The problem:
I want to move the links of the categories from the table companies_1 into the company_categories table. The company_id in the company_categories table need to be equal to the id of the companies_2 table. The records of the companies_1 and the companies_2 table are linked by the "name"-column.
- The current code below took me over a night, still unfinished! I want to learn to be more efficient and speed this progress up. I feel like there is very much to optimize because there are A LOT of company records.

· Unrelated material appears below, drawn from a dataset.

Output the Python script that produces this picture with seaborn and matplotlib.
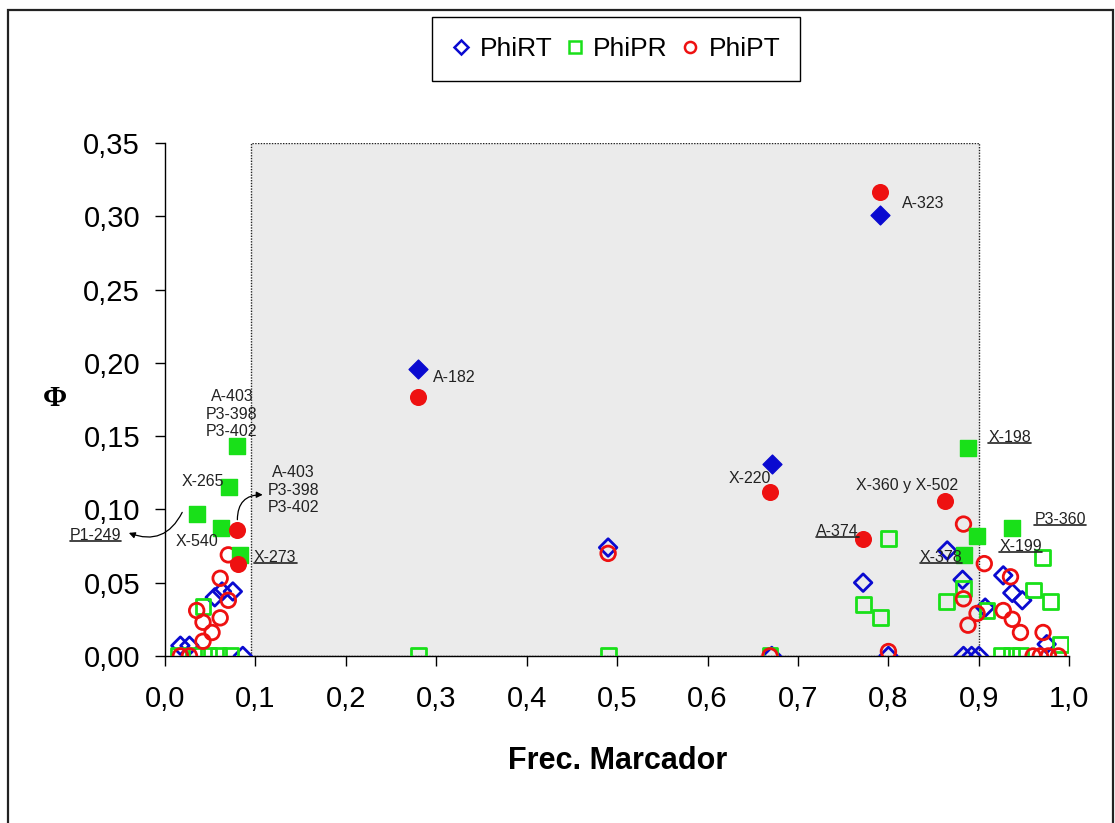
import numpy as np
import pandas as pd
import matplotlib
matplotlib.use("Agg")
import matplotlib.pyplot as plt
import seaborn as sns
from matplotlib.patches import Rectangle
from matplotlib.lines import Line2D
from matplotlib.ticker import FuncFormatter

# ---- PhiRT (blue diamonds) ----
rt_open_x = [0.017, 0.027, 0.086, 0.055, 0.063, 0.075, 0.490, 0.671, 0.772, 0.800,
             0.865, 0.882, 0.883, 0.892, 0.900, 0.907, 0.927, 0.937, 0.948, 0.975]
rt_open_y = [0.007, 0.007, 0.000, 0.040, 0.044, 0.044, 0.074, 0.000, 0.050, 0.000,
             0.072, 0.052, 0.000, 0.000, 0.000, 0.033, 0.055, 0.043, 0.038, 0.008]
rt_fill_x = [0.280, 0.671, 0.791]
rt_fill_y = [0.196, 0.131, 0.301]

# ---- PhiPR (green squares) ----
pr_open_x = [0.015, 0.035, 0.048, 0.059, 0.072, 0.280, 0.490, 0.669, 0.925, 0.936,
             0.946, 0.042, 0.800, 0.772, 0.791, 0.864, 0.883, 0.909, 0.960, 0.979,
             0.970, 0.990]
pr_open_y = [0.000, 0.000, 0.000, 0.000, 0.000, 0.000, 0.000, 0.000, 0.000, 0.000,
             0.000, 0.034, 0.080, 0.035, 0.026, 0.037, 0.046, 0.031, 0.045, 0.037,
             0.067, 0.008]
pr_fill_x = [0.080, 0.071, 0.035, 0.062, 0.083, 0.888, 0.898, 0.937, 0.884]
pr_fill_y = [0.143, 0.115, 0.097, 0.087, 0.069, 0.142, 0.082, 0.087, 0.069]

# ---- PhiPT (red circles) ----
pt_open_x = [0.017, 0.027, 0.042, 0.052, 0.042, 0.061, 0.035, 0.070, 0.061, 0.070,
             0.490, 0.669, 0.800, 0.883, 0.906, 0.883, 0.898, 0.888, 0.935, 0.927,
             0.937, 0.946, 0.971, 0.960, 0.968, 0.977, 0.988]
pt_open_y = [0.000, 0.000, 0.010, 0.016, 0.023, 0.026, 0.031, 0.038, 0.053, 0.069,
             0.070, 0.000, 0.003, 0.090, 0.063, 0.039, 0.029, 0.021, 0.054, 0.031,
             0.025, 0.016, 0.016, 0.000, 0.000, 0.000, 0.000]
pt_fill_x = [0.080, 0.081, 0.280, 0.669, 0.772, 0.791, 0.863]
pt_fill_y = [0.086, 0.063, 0.177, 0.112, 0.080, 0.317, 0.106]

series_names = ["PhiRT", "PhiPR", "PhiPT"]
x_ticks = [0.0, 0.1, 0.2, 0.3, 0.4, 0.5, 0.6, 0.7, 0.8, 0.9, 1.0]
y_ticks = [0.00, 0.05, 0.10, 0.15, 0.20, 0.25, 0.30, 0.35]

colors = {"PhiRT": "#0a0ad0", "PhiPR": "#19e019", "PhiPT": "#ee1111"}
markers = {"PhiRT": "D", "PhiPR": "s", "PhiPT": "o"}
sizes = {"PhiRT": 80, "PhiPR": 115, "PhiPT": 110}

frames = []
for name, ox, oy, fx, fy in [
    ("PhiRT", rt_open_x, rt_open_y, rt_fill_x, rt_fill_y),
    ("PhiPR", pr_open_x, pr_open_y, pr_fill_x, pr_fill_y),
    ("PhiPT", pt_open_x, pt_open_y, pt_fill_x, pt_fill_y),
]:
    frames.append(pd.DataFrame({"freq": ox, "phi": oy, "serie": name, "filled": False}))
    frames.append(pd.DataFrame({"freq": fx, "phi": fy, "serie": name, "filled": True}))
df = pd.concat(frames, ignore_index=True)

sns.set_theme(style="white")
plt.rcParams["font.family"] = ["Liberation Sans", "DejaVu Sans"]

fig = plt.figure(figsize=(11.15, 8.23), dpi=100)
ax = fig.add_axes([0.148, 0.203, 0.811, 0.623])

# shaded region between 0.1 and 0.9
ax.add_patch(Rectangle((0.095, 0.0), 0.805, 0.35, facecolor="#ebebeb",
                       edgecolor="#222222", linestyle=(0, (1, 1)), lw=1.0, zorder=0.5))

for name in series_names:
    sub = df[(df.serie == name) & (~df.filled)]
    sns.scatterplot(data=sub, x="freq", y="phi", ax=ax, marker=markers[name],
                    s=sizes[name], facecolor="none", edgecolor=colors[name],
                    linewidth=2.0, zorder=3, legend=False)
for name in series_names:
    sub = df[(df.serie == name) & (df.filled)]
    sns.scatterplot(data=sub, x="freq", y="phi", ax=ax, marker=markers[name],
                    s=sizes[name] * 1.15, color=colors[name], edgecolor=colors[name],
                    linewidth=1.0, zorder=4, legend=False)

ax.set_xlim(0, 1.0)
ax.set_ylim(0, 0.35)
ax.set_xticks(x_ticks)
ax.set_yticks(y_ticks)
ax.xaxis.set_major_formatter(FuncFormatter(lambda v, p: f"{v:.1f}".replace(".", ",")))
ax.yaxis.set_major_formatter(FuncFormatter(lambda v, p: f"{v:.2f}".replace(".", ",")))
for side in ["top", "right"]:
    ax.spines[side].set_visible(False)
for side in ["left", "bottom"]:
    ax.spines[side].set_color("black")
    ax.spines[side].set_linewidth(1.0)
ax.tick_params(axis="both", which="major", direction="out", length=7, width=1,
               color="black", labelsize=21, labelcolor="#000000",
               bottom=True, left=True)
ax.tick_params(axis="x", pad=14)
ax.tick_params(axis="y", pad=11)
ax.set_facecolor("white")

ax.set_xlabel("Frec. Marcador", fontsize=22, fontweight="bold", labelpad=24, color="#000000")
ax.set_ylabel("")
fig.text(55 / 1115, 1 - 398 / 823, "Φ", fontsize=21, fontweight="bold",
         family=["Liberation Serif", "DejaVu Serif"], ha="center", va="center", color="#000000")

# point labels
lab_kw = dict(fontsize=11.5, color="#222222", annotation_clip=False, zorder=6)
underlined = []
ax.annotate("A-323", (0.815, 0.309), ha="left", va="center", **lab_kw)
ax.annotate("A-182", (0.296, 0.190), ha="left", va="center", **lab_kw)
ax.annotate("X-220", (0.647, 0.121), ha="center", va="center", **lab_kw)
ax.annotate("X-360 y X-502", (0.821, 0.116), ha="center", va="center", **lab_kw)
ax.annotate("X-265", (0.042, 0.119), ha="center", va="center", **lab_kw)
ax.annotate("X-540", (0.035, 0.078), ha="center", va="center", **lab_kw)
ax.annotate("A-403\nP3-398\nP3-402", (0.074, 0.165), ha="center", va="center",
            linespacing=1.2, **lab_kw)
ax.annotate("A-403\nP3-398\nP3-402", (0.142, 0.113), ha="center", va="center",
            linespacing=1.2, **lab_kw)
for txt, pos in [("A-374", (0.744, 0.0846)), ("X-198", (0.934, 0.149)),
                 ("P3-360", (0.990, 0.093)), ("X-199", (0.946, 0.075)),
                 ("X-378", (0.858, 0.0675)), ("X-273", (0.122, 0.0675)),
                 ("P1-249", (-0.077, 0.082))]:
    underlined.append(ax.annotate(txt, pos, ha="center", va="center", **lab_kw))

# curved arrows
ax.annotate("", xy=(-0.040, 0.084), xytext=(0.019, 0.098), annotation_clip=False,
            arrowprops=dict(arrowstyle="-|>", mutation_scale=9, lw=0.9, color="black",
                            connectionstyle="arc3,rad=-0.45", shrinkA=0, shrinkB=0),
            zorder=6)
ax.annotate("", xy=(0.108, 0.110), xytext=(0.080, 0.093), annotation_clip=False,
            arrowprops=dict(arrowstyle="-|>", mutation_scale=9, lw=0.9, color="black",
                            connectionstyle="arc3,rad=-0.5", shrinkA=0, shrinkB=0),
            zorder=6)

# legend
handles = [Line2D([], [], linestyle="none", marker=markers[n], markersize=7 if n == "PhiRT" else 8,
                  markerfacecolor="none", markeredgecolor=colors[n], markeredgewidth=1.8)
           for n in series_names]
leg = fig.legend(handles, series_names, loc="center", bbox_to_anchor=(616 / 1115, 1 - 49 / 823),
                 ncol=3, fontsize=19, frameon=True, fancybox=False, framealpha=1,
                 edgecolor="black", handlelength=0.7, handletextpad=0.35,
                 columnspacing=0.5, borderpad=0.75)
leg.get_frame().set_linewidth(1.0)
for t in leg.get_texts():
    t.set_color("#000000")

# outer frame
fig.patches.append(Rectangle((0.007, -0.01), 0.991, 0.998, transform=fig.transFigure,
                             fill=False, edgecolor="#222222", lw=1.6))

# underline selected labels
fig.canvas.draw()
renderer = fig.canvas.get_renderer()
W, H = fig.bbox.width, fig.bbox.height
for t in underlined:
    bb = t.get_window_extent(renderer)
    yline = bb.y0 + 2
    fig.add_artist(Line2D([bb.x0 / W, bb.x1 / W], [yline / H, yline / H],
                          transform=fig.transFigure, color="#222222", lw=1.2))

fig.savefig("out.png", dpi=100)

- Another issue was that i found no way how to check where my query was while looping (resulting in no way to check the progress). Because the progress took so long i killed the query and I'm searching for a better way to solve this issue.
The information:
There is a table with companies like:
----------------------------------------
| companies_1 |
----------------------------------------
| id | category_id | name |
----------------------------------------
| 1 | 1 | example-1 |
| 2 | 2 | example-1 |
| 3 | 1 | example-2 |
| 4 | 2 | example-2 |
| 5 | 3 | example-2 |
| 6 | 1 | example-3 |
----------------------------------------
A table with the DISTINCT company names:
-------------------------
| companies_2 |
-------------------------
| id | name |
-------------------------
| 1 | example-1 |
| 2 | example-2 |
| 3 | example-3 |
-------------------------
A categories table, like:
-------------------------
| categories |
-------------------------
| id | name |
-------------------------
And a junction table, like:
---------------------------------
| company_categories |
---------------------------------
| company_id | category_id |
---------------------------------
The current code:
This code works, but is far from efficient.
DELIMITER $$
DROP PROCEDURE IF EXISTS fill_junc_table$$
CREATE PROCEDURE fill_junc_table()
BEGIN
DECLARE r INT;
DECLARE i INT;
DECLARE i2 INT;
DECLARE loop_length INT;
DECLARE company_old_len INT;
DECLARE _href VARCHAR(255);
DECLARE cat_id INT;
DECLARE comp_id INT;
SET r = 0;
SET i = 0;
SET company_old_len = 0;
SELECT COUNT(*) INTO loop_length FROM companies;
WHILE i < loop_length DO
SELECT href INTO _href FROM company_old LIMIT i,1;
SELECT id INTO comp_id FROM companies WHERE site_href=_href;
SELECT COUNT(*) INTO company_old_len FROM company_old WHERE href=_href;
SET i2 = 0;
WHILE i2 < company_old_len DO
SELECT category_id INTO cat_id FROM company_old WHERE href=_href LIMIT i2,1;
INSERT INTO company_categories (company_id, category_id) VALUES (comp_id, cat_id);
SET r = r + 1;
SET i2 = i2 + 1;
END WHILE;
SET i = i + 1;
END WHILE;
SELECT r;
END$$
DELIMITER ;
CALL fill_junc_table();
Edit (new idea):
I am going to test another way to solve this problem by fully copying the companies_1 table with the following columns (company_id empty on copy):
---------------------------------------------
| company_id | category_id | name |
---------------------------------------------
Then, I will loop through the companies_2 table to fill the correct company_id related to the name-column.
I hope you can give your thoughts about this. When I finish my test I will leave the result over here for others.